- 27th Jun 2014
Recognise the importance of costs #investmentprinciple5
Maximise your wealth not your costs
You know that investing fees diminish your return on investment and even a small reduction in fees can have a significant impact on the return on investment over the longer term. If you’re serious about investing you need to understand the impact charges can have on your money.
Understanding the true impact on your return on investment
Even a small increase in annual charges, can seriously add up over the years you’re saving. This is because the main annual charge you pay is set as a percentage of the money you’ve invested. As your money grows, the amount you pay increases.
Here’s a scenario to show you how the charges add up.
Mark has £10,000 to invest. He’s still got 25 years to go to retirement, plenty of time for his money to grow further and for this illustration I’m assuming his money grows at a steady 6 per cent a year. (Of course that’s completely unrealistic. Stock markets and share prices swing up and down, you’d never get a constant 6% unless you were in a high interest savings account, and there are no savings accounts paying anywhere near 6% today.)

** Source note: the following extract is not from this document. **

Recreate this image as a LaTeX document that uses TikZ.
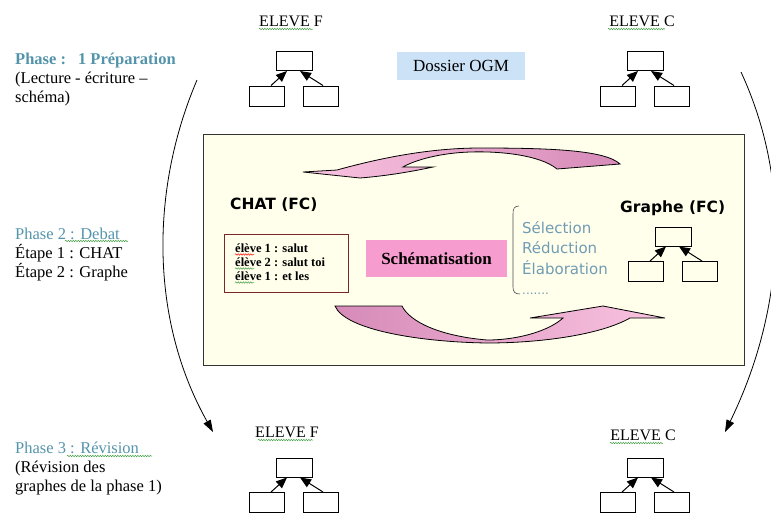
\documentclass[tikz,border=0pt]{standalone}
\usepackage{fontspec}
\setmainfont{Liberation Serif}
\setsansfont{DejaVu Sans}
\usetikzlibrary{arrows.meta,decorations.pathmorphing}

\definecolor{phase}{RGB}{84,148,170}
\definecolor{liste}{RGB}{112,156,180}
\definecolor{fond}{RGB}{255,255,236}
\definecolor{dossier}{RGB}{204,226,246}
\definecolor{schema}{RGB}{246,156,206}
\definecolor{rosec}{RGB}{249,196,224}
\definecolor{rosef}{RGB}{214,138,184}
\definecolor{cadrechat}{RGB}{120,40,40}
\definecolor{vert}{RGB}{70,160,70}

\tikzset{
  boite/.style={draw, line width=1pt, minimum width=35pt, minimum height=20pt, inner sep=0pt},
  fleche/.style={-{Triangle[length=11pt,width=9pt]}, line width=1pt},
  grande/.style={-{Triangle[length=12pt,width=8pt]}, line width=0.8pt},
  texte/.style={font=\rmfamily\fontsize{16.5}{19}\selectfont, align=left, inner sep=0pt, anchor=base west},
  eleve/.style={font=\rmfamily\fontsize{16}{19}\selectfont, inner sep=0pt, anchor=base},
  vague/.style={draw=vert, line width=0.5pt, decorate, decoration={snake, amplitude=0.7pt, segment length=2.5pt}},
}

% petit graphe : nom, x et y de la boite du haut
\newcommand{\arbre}[3]{%
  \node[boite, minimum width=36pt, minimum height=19pt] (#1h) at (#2,#3) {};
  \node[boite] (#1g) at (#2-27,#3+35) {};
  \node[boite] (#1d) at (#2+27,#3+35) {};
  \draw[fleche] ([xshift=4pt]#1g.north) -- ([xshift=-7pt]#1h.south);
  \draw[fleche] ([xshift=2pt]#1d.north) -- ([xshift=6pt]#1h.south);
}

\begin{document}
\begin{tikzpicture}[x=1pt,y=-1pt]
  \clip (0,0) rectangle (771,512);

  % phase 1 (base = derniere ligne)
  \node[texte] (phase1) at (15,102) {\textcolor{phase}{\bfseries Phase :\hspace{12pt}1 Préparation}\\(Lecture - écriture –\\schéma)};
  \node[eleve] (elf1) at (291,26) {ELEVE F};
  \node[eleve] (elc1) at (642,26) {ELEVE C};
  \arbre{f1}{294}{61}
  \arbre{c1}{645}{61}
  \node[fill=dossier, minimum width=128pt, minimum height=28pt, inner sep=0pt, font=\rmfamily\fontsize{17}{20}\selectfont] (ogm) at (461,66) {Dossier OGM};

  % phase 2
  \node[texte] (phase2) at (15,277) {\textcolor{phase}{Phase 2 : Debat}\\Étape 1 : CHAT\\Étape 2 : Graphe};
  \filldraw[fill=fond, draw=black!80, line width=0.9pt] (203,134) rectangle (744,365);

  \path[draw=black, line width=0.8pt, left color=rosec, right color=rosef]
    (303,172) -- (337,170) .. controls (380,158) and (430,148) .. (480,148)
    .. controls (550,148) and (605,150) .. (620,164) -- (557,169)
    .. controls (540,155) and (500,151) .. (470,152)
    .. controls (440,153) and (415,160) .. (403,167) -- (433,167)
    .. controls (410,172) and (385,176) .. (360,178) -- cycle;
  \path[draw=black, line width=0.8pt, left color=rosef, right color=rosec]
    (335,306) -- (402,306) .. controls (410,322) and (440,336) .. (487,340)
    .. controls (520,340) and (550,330) .. (563,318) -- (530,318) -- (603,306)
    -- (665,318) -- (630,318) .. controls (600,335) and (540,343) .. (487,343)
    .. controls (420,342) and (345,330) .. (335,306) -- cycle;

  \node[font=\sffamily\bfseries\fontsize{15.5}{18}\selectfont, anchor=base west, inner sep=0pt] (chat) at (230,209) {CHAT (FC)};
  \node[draw=cadrechat, line width=1pt, minimum width=124pt, minimum height=58pt, inner sep=0pt] (cadrechat) at (286,263) {};
  \node[font=\rmfamily\bfseries\fontsize{12.5}{14}\selectfont, align=left, anchor=base west, inner sep=0pt] (dialogue) at (235,280) {élève 1 : salut\\élève 2 : salut toi\\élève 1 : et les};
  \node[fill=schema, minimum width=141pt, minimum height=37pt, inner sep=0pt, font=\rmfamily\bfseries\fontsize{17}{20}\selectfont] (schema) at (436.5,258.5) {Schématisation};

  \draw[black!70, line width=0.6pt] (519,206) .. controls (514,206) and (513,209) .. (513,214)
    -- (513,287) .. controls (513,292) and (515,294) .. (520,294);
  \node[font=\sffamily\fontsize{15}{20.5}\selectfont, text=liste, align=left, anchor=base west, inner sep=0pt] (etapes) at (522,294.5) {Sélection\\Réduction\\Élaboration\\{\fontsize{12}{20.5}\selectfont .......}};
  \node[font=\sffamily\bfseries\fontsize{15.5}{18}\selectfont, anchor=base west, inner sep=0pt] (graphe) at (620,212) {Graphe (FC)};
  \arbre{g}{673}{236.5}

  % phase 3
  \node[texte] (phase3) at (15,491) {\textcolor{phase}{Phase 3 : Révision}\\(Révision des\\graphes de la phase 1)};
  \node[eleve] (elf3) at (287,437) {ELEVE F};
  \node[eleve] (elc3) at (643,440) {ELEVE C};
  \arbre{f3}{294}{467.5}
  \arbre{c3}{645}{467.5}

  % fleches entre les phases
  \coordinate (d1) at (197,80);
  \coordinate (a1) at (213,432);
  \coordinate (d2) at (741,72);
  \coordinate (a2) at (725,432);
  \draw[grande] (d1) .. controls (150,190) and (150,320) .. (a1);
  \draw[grande] (d2) .. controls (800,200) and (775,330) .. (a2);

  % soulignes du correcteur
  \draw[vague] (259,29) -- (313,29);
  \draw[vague] (608,29) -- (665,29);
  \draw[vague] (258,440) -- (313,440);
  \draw[vague] (610,443) -- (663,443);
  \draw[vague] (65,241) -- (128,241);
  \draw[vague] (67,456) -- (152,456);
  \draw[vague, draw=red] (235,254.5) -- (254,254.5);
  \draw[vague] (235,268.5) -- (254,268.5);
  \draw[vague] (235,282.5) -- (254,282.5);
\end{tikzpicture}
\end{document}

With no costs and an annual rate of 6 per cent Mark’s return on investment is nearly 46,500 pounds over 25 years.
In real life there are investment charges. Let’s look at what happens with annual charges of half a percent, 1 per cent and 2 percent:
At half a per cent Mark pays £6,500 in total charges over 25 years.
- Double that annual charge to 1 per cent and Mark pays nearly £10,800. That’s more going in charges than the amount originally invested
- At 2 per cent total costs increase to nearly £18,000.
As charges rise, investment returns fall:
- With a half a per cent charge Mark’s £10,000 grows to £38,100.
- At 1 per cent Mark ends up with nearly £33,900.
- At 2 per cent Mark is left with £26,500.
Having looked at these figures you can see why it is so important to understand all of the charges being levied against your investment portfolio. Put simply, charges add up and can have a significant impact on your return on investment.
What is the true cost of investing?
There have been significant improvements over the last few years in the way that fees have to be disclosed but there are a wide range of costs that can be incurred by you, the investor and it’s no wonder that sometime the devil gets lost in the detail.
An investor could quite easily be paying for a range of services that aren’t particularly apparent; not only does the fund you are investing in take a charge but the platform you invest through, the Adviser you rely on and even a specialist ‘discretionary’ manager could be in on the act too. By the time all these firms have taken their slice the overall cost of investing could be in the region of 2.5% to 3%.
Costs have a considerable impact on the return on investment you can expect to receive and you need to understand and appreciate them as soon as possible. Costs are far more than just management fees and it pays to know exactly what you paying for – it is your money after all.
Past performance is not an indication of future returns. The value of investments and any income from them is not guaranteed and can go down as well as up. If you have any questions about the suitability of an investment, you should seek financial advice.